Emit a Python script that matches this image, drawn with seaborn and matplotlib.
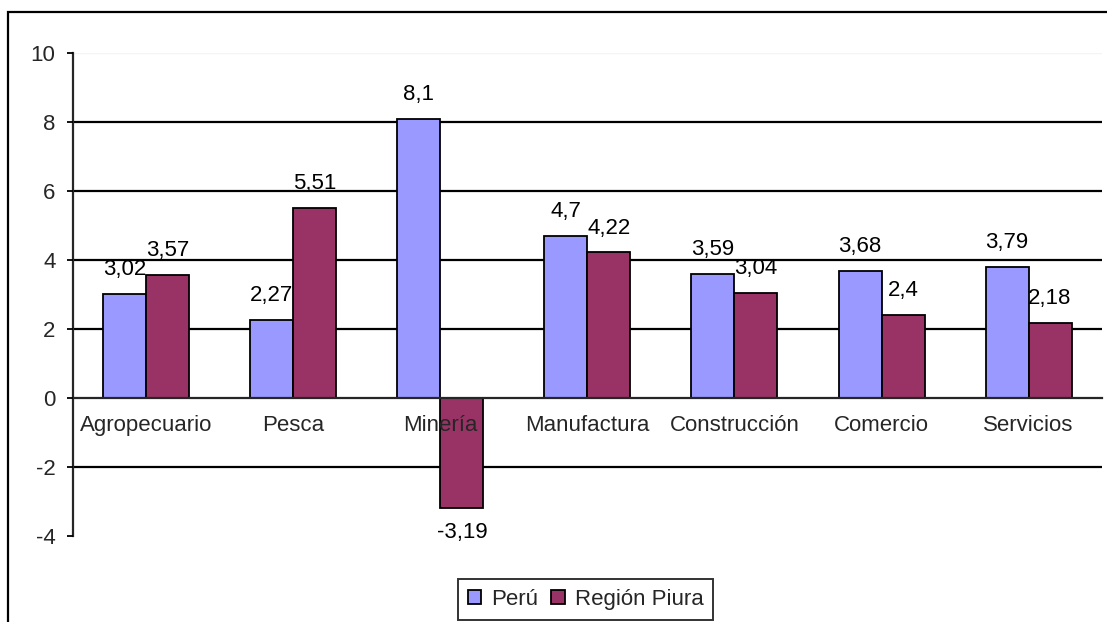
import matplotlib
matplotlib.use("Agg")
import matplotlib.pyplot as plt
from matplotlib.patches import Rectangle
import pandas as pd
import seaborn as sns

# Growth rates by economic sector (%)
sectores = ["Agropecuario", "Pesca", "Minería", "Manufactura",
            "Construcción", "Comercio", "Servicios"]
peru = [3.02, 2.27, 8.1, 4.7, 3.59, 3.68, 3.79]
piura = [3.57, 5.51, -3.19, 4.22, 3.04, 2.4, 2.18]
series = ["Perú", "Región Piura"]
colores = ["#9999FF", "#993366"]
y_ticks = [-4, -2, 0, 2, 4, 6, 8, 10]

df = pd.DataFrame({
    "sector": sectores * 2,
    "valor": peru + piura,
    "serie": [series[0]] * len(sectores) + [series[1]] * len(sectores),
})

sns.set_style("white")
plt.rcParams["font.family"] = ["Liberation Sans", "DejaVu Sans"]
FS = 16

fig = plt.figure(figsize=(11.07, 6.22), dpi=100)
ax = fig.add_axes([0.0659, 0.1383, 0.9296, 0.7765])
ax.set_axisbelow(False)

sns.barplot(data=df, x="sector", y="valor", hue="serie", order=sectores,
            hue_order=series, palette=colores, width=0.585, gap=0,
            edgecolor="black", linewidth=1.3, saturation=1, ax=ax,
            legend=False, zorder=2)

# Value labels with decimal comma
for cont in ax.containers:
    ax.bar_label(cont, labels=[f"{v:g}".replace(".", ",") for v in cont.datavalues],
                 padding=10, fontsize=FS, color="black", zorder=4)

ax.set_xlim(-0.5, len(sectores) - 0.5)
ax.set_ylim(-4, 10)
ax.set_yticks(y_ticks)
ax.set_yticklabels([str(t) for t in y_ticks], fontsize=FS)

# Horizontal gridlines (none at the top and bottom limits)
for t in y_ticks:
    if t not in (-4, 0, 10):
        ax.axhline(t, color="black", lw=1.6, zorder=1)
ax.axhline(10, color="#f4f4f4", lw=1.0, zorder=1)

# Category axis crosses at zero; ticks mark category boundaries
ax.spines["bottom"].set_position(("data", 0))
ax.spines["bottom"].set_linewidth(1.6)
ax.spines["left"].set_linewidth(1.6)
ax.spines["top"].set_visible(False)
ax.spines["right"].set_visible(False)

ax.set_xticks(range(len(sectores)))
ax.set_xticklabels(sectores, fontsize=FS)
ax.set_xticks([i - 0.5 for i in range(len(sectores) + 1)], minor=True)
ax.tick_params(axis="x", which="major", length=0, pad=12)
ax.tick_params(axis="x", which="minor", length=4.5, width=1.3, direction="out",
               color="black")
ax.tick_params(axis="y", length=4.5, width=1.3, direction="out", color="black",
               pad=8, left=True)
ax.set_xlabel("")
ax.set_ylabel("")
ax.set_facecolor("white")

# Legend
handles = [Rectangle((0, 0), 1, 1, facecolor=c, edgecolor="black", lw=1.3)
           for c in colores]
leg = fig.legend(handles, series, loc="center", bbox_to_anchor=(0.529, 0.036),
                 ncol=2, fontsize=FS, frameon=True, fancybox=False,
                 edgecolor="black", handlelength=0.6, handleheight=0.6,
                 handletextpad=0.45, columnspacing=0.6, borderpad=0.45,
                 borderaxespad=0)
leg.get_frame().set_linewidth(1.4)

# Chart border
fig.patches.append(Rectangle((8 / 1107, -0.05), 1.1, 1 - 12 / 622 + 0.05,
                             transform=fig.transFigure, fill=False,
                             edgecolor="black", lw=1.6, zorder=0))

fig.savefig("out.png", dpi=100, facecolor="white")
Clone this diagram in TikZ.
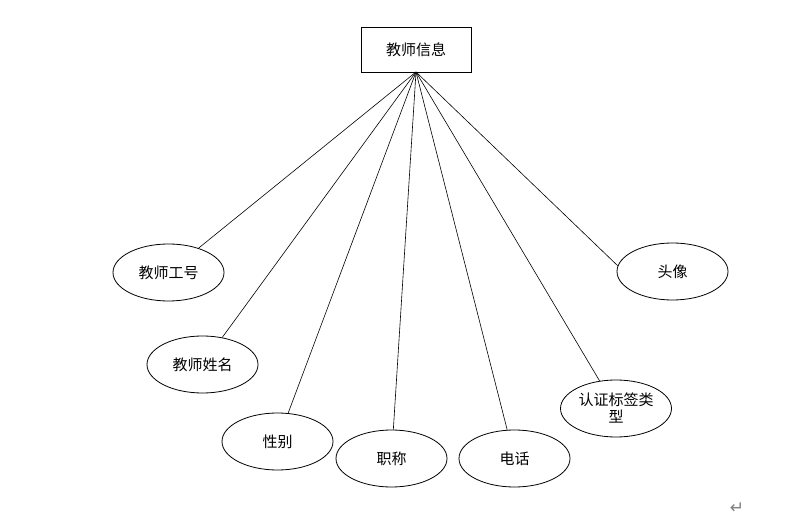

****************

Task brief = All records must be output exactly as they are, except for the pictures, which are left out.

Response to the exercise =
Emit a Python script that matches this image, drawn with seaborn and matplotlib.
import matplotlib
matplotlib.use("Agg")
import matplotlib.pyplot as plt
from matplotlib.patches import Rectangle
import pandas as pd
import seaborn as sns

# Growth rates by economic sector (%)
sectores = ["Agropecuario", "Pesca", "Minería", "Manufactura",
            "Construcción", "Comercio", "Servicios"]
peru = [3.02, 2.27, 8.1, 4.7, 3.59, 3.68, 3.79]
piura = [3.57, 5.51, -3.19, 4.22, 3.04, 2.4, 2.18]
series = ["Perú", "Región Piura"]
colores = ["#9999FF", "#993366"]
y_ticks = [-4, -2, 0, 2, 4, 6, 8, 10]

df = pd.DataFrame({
    "sector": sectores * 2,
    "valor": peru + piura,
    "serie": [series[0]] * len(sectores) + [series[1]] * len(sectores),
})

sns.set_style("white")
plt.rcParams["font.family"] = ["Liberation Sans", "DejaVu Sans"]
FS = 16

fig = plt.figure(figsize=(11.07, 6.22), dpi=100)
ax = fig.add_axes([0.0659, 0.1383, 0.9296, 0.7765])
ax.set_axisbelow(False)

sns.barplot(data=df, x="sector", y="valor", hue="serie", order=sectores,
            hue_order=series, palette=colores, width=0.585, gap=0,
            edgecolor="black", linewidth=1.3, saturation=1, ax=ax,
            legend=False, zorder=2)

# Value labels with decimal comma
for cont in ax.containers:
    ax.bar_label(cont, labels=[f"{v:g}".replace(".", ",") for v in cont.datavalues],
                 padding=10, fontsize=FS, color="black", zorder=4)

ax.set_xlim(-0.5, len(sectores) - 0.5)
ax.set_ylim(-4, 10)
ax.set_yticks(y_ticks)
ax.set_yticklabels([str(t) for t in y_ticks], fontsize=FS)

# Horizontal gridlines (none at the top and bottom limits)
for t in y_ticks:
    if t not in (-4, 0, 10):
        ax.axhline(t, color="black", lw=1.6, zorder=1)
ax.axhline(10, color="#f4f4f4", lw=1.0, zorder=1)

# Category axis crosses at zero; ticks mark category boundaries
ax.spines["bottom"].set_position(("data", 0))
ax.spines["bottom"].set_linewidth(1.6)
ax.spines["left"].set_linewidth(1.6)
ax.spines["top"].set_visible(False)
ax.spines["right"].set_visible(False)

ax.set_xticks(range(len(sectores)))
ax.set_xticklabels(sectores, fontsize=FS)
ax.set_xticks([i - 0.5 for i in range(len(sectores) + 1)], minor=True)
ax.tick_params(axis="x", which="major", length=0, pad=12)
ax.tick_params(axis="x", which="minor", length=4.5, width=1.3, direction="out",
               color="black")
ax.tick_params(axis="y", length=4.5, width=1.3, direction="out", color="black",
               pad=8, left=True)
ax.set_xlabel("")
ax.set_ylabel("")
ax.set_facecolor("white")

# Legend
handles = [Rectangle((0, 0), 1, 1, facecolor=c, edgecolor="black", lw=1.3)
           for c in colores]
leg = fig.legend(handles, series, loc="center", bbox_to_anchor=(0.529, 0.036),
                 ncol=2, fontsize=FS, frameon=True, fancybox=False,
                 edgecolor="black", handlelength=0.6, handleheight=0.6,
                 handletextpad=0.45, columnspacing=0.6, borderpad=0.45,
                 borderaxespad=0)
leg.get_frame().set_linewidth(1.4)

# Chart border
fig.patches.append(Rectangle((8 / 1107, -0.05), 1.1, 1 - 12 / 622 + 0.05,
                             transform=fig.transFigure, fill=False,
                             edgecolor="black", lw=1.6, zorder=0))

fig.savefig("out.png", dpi=100, facecolor="white")
Clone this diagram in TikZ.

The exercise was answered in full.